WRITTEN PROBLEM
Quote the listing below in its entirety, omitting every image.

==*==

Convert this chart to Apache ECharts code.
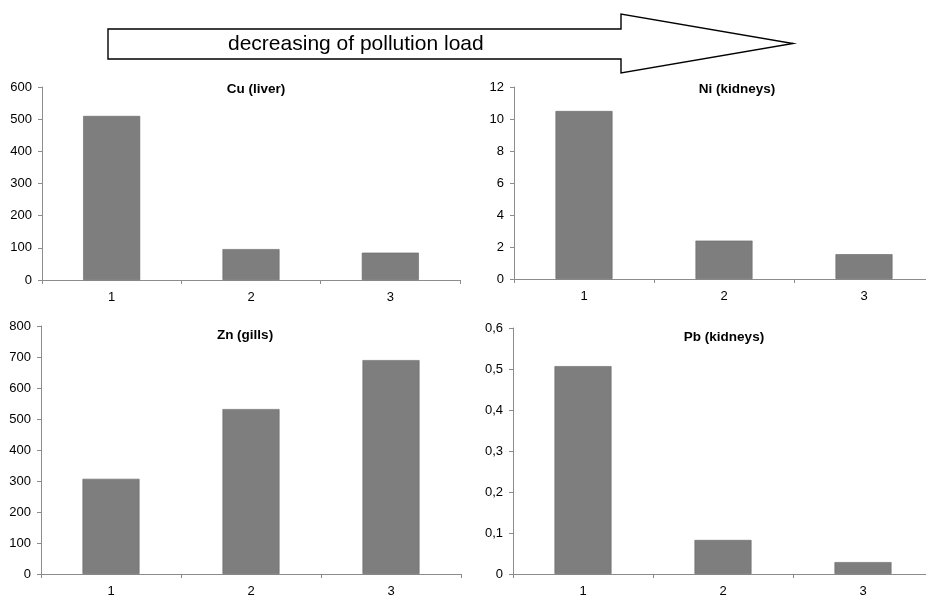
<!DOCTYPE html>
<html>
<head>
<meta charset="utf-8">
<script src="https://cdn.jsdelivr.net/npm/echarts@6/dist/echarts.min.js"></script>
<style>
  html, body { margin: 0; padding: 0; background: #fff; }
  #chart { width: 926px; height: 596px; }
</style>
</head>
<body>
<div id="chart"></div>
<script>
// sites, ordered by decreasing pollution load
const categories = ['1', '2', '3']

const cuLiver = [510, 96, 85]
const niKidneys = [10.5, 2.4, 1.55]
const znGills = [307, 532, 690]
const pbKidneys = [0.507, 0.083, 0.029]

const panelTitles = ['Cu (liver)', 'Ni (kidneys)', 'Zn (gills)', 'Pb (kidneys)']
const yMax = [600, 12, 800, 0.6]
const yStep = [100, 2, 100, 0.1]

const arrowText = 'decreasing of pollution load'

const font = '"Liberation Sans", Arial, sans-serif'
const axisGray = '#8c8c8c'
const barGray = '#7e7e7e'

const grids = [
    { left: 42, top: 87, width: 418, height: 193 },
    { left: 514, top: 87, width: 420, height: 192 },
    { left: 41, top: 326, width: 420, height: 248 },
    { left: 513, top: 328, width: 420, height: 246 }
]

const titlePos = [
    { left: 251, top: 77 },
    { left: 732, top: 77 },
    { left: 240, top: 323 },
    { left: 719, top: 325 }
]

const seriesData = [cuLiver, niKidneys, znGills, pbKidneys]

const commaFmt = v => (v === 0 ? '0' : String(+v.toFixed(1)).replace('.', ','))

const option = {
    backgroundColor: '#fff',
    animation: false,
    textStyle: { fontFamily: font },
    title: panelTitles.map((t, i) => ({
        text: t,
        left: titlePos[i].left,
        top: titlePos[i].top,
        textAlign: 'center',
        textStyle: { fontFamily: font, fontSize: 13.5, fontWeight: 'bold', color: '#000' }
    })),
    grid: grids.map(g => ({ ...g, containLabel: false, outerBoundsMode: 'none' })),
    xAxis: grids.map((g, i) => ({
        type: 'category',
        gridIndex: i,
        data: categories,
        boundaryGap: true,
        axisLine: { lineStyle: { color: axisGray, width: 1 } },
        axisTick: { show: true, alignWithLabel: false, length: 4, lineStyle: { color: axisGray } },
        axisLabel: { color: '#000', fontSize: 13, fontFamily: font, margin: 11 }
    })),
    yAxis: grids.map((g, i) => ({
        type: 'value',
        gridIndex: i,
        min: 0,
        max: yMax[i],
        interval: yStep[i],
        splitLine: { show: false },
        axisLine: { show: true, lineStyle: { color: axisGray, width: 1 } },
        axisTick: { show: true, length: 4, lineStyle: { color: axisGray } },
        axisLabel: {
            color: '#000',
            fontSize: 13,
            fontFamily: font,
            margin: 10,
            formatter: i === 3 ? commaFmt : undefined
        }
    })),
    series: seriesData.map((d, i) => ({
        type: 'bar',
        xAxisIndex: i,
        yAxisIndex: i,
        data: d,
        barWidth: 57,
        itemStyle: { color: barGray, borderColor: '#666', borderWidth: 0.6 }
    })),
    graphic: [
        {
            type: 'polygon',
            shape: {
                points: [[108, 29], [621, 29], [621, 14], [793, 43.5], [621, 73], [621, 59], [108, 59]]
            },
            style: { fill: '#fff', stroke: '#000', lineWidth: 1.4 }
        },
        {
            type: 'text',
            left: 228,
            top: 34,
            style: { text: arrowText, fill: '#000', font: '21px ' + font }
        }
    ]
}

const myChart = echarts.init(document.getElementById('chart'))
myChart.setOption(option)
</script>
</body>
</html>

==*==

ANSWER IN FULL
Convert this chart to Apache ECharts code.
<!DOCTYPE html>
<html>
<head>
<meta charset="utf-8">
<script src="https://cdn.jsdelivr.net/npm/echarts@6/dist/echarts.min.js"></script>
<style>
  html, body { margin: 0; padding: 0; background: #fff; }
  #chart { width: 926px; height: 596px; }
</style>
</head>
<body>
<div id="chart"></div>
<script>
// sites, ordered by decreasing pollution load
const categories = ['1', '2', '3']

const cuLiver = [510, 96, 85]
const niKidneys = [10.5, 2.4, 1.55]
const znGills = [307, 532, 690]
const pbKidneys = [0.507, 0.083, 0.029]

const panelTitles = ['Cu (liver)', 'Ni (kidneys)', 'Zn (gills)', 'Pb (kidneys)']
const yMax = [600, 12, 800, 0.6]
const yStep = [100, 2, 100, 0.1]

const arrowText = 'decreasing of pollution load'

const font = '"Liberation Sans", Arial, sans-serif'
const axisGray = '#8c8c8c'
const barGray = '#7e7e7e'

const grids = [
    { left: 42, top: 87, width: 418, height: 193 },
    { left: 514, top: 87, width: 420, height: 192 },
    { left: 41, top: 326, width: 420, height: 248 },
    { left: 513, top: 328, width: 420, height: 246 }
]

const titlePos = [
    { left: 251, top: 77 },
    { left: 732, top: 77 },
    { left: 240, top: 323 },
    { left: 719, top: 325 }
]

const seriesData = [cuLiver, niKidneys, znGills, pbKidneys]

const commaFmt = v => (v === 0 ? '0' : String(+v.toFixed(1)).replace('.', ','))

const option = {
    backgroundColor: '#fff',
    animation: false,
    textStyle: { fontFamily: font },
    title: panelTitles.map((t, i) => ({
        text: t,
        left: titlePos[i].left,
        top: titlePos[i].top,
        textAlign: 'center',
        textStyle: { fontFamily: font, fontSize: 13.5, fontWeight: 'bold', color: '#000' }
    })),
    grid: grids.map(g => ({ ...g, containLabel: false, outerBoundsMode: 'none' })),
    xAxis: grids.map((g, i) => ({
        type: 'category',
        gridIndex: i,
        data: categories,
        boundaryGap: true,
        axisLine: { lineStyle: { color: axisGray, width: 1 } },
        axisTick: { show: true, alignWithLabel: false, length: 4, lineStyle: { color: axisGray } },
        axisLabel: { color: '#000', fontSize: 13, fontFamily: font, margin: 11 }
    })),
    yAxis: grids.map((g, i) => ({
        type: 'value',
        gridIndex: i,
        min: 0,
        max: yMax[i],
        interval: yStep[i],
        splitLine: { show: false },
        axisLine: { show: true, lineStyle: { color: axisGray, width: 1 } },
        axisTick: { show: true, length: 4, lineStyle: { color: axisGray } },
        axisLabel: {
            color: '#000',
            fontSize: 13,
            fontFamily: font,
            margin: 10,
            formatter: i === 3 ? commaFmt : undefined
        }
    })),
    series: seriesData.map((d, i) => ({
        type: 'bar',
        xAxisIndex: i,
        yAxisIndex: i,
        data: d,
        barWidth: 57,
        itemStyle: { color: barGray, borderColor: '#666', borderWidth: 0.6 }
    })),
    graphic: [
        {
            type: 'polygon',
            shape: {
                points: [[108, 29], [621, 29], [621, 14], [793, 43.5], [621, 73], [621, 59], [108, 59]]
            },
            style: { fill: '#fff', stroke: '#000', lineWidth: 1.4 }
        },
        {
            type: 'text',
            left: 228,
            top: 34,
            style: { text: arrowText, fill: '#000', font: '21px ' + font }
        }
    ]
}

const myChart = echarts.init(document.getElementById('chart'))
myChart.setOption(option)
</script>
</body>
</html>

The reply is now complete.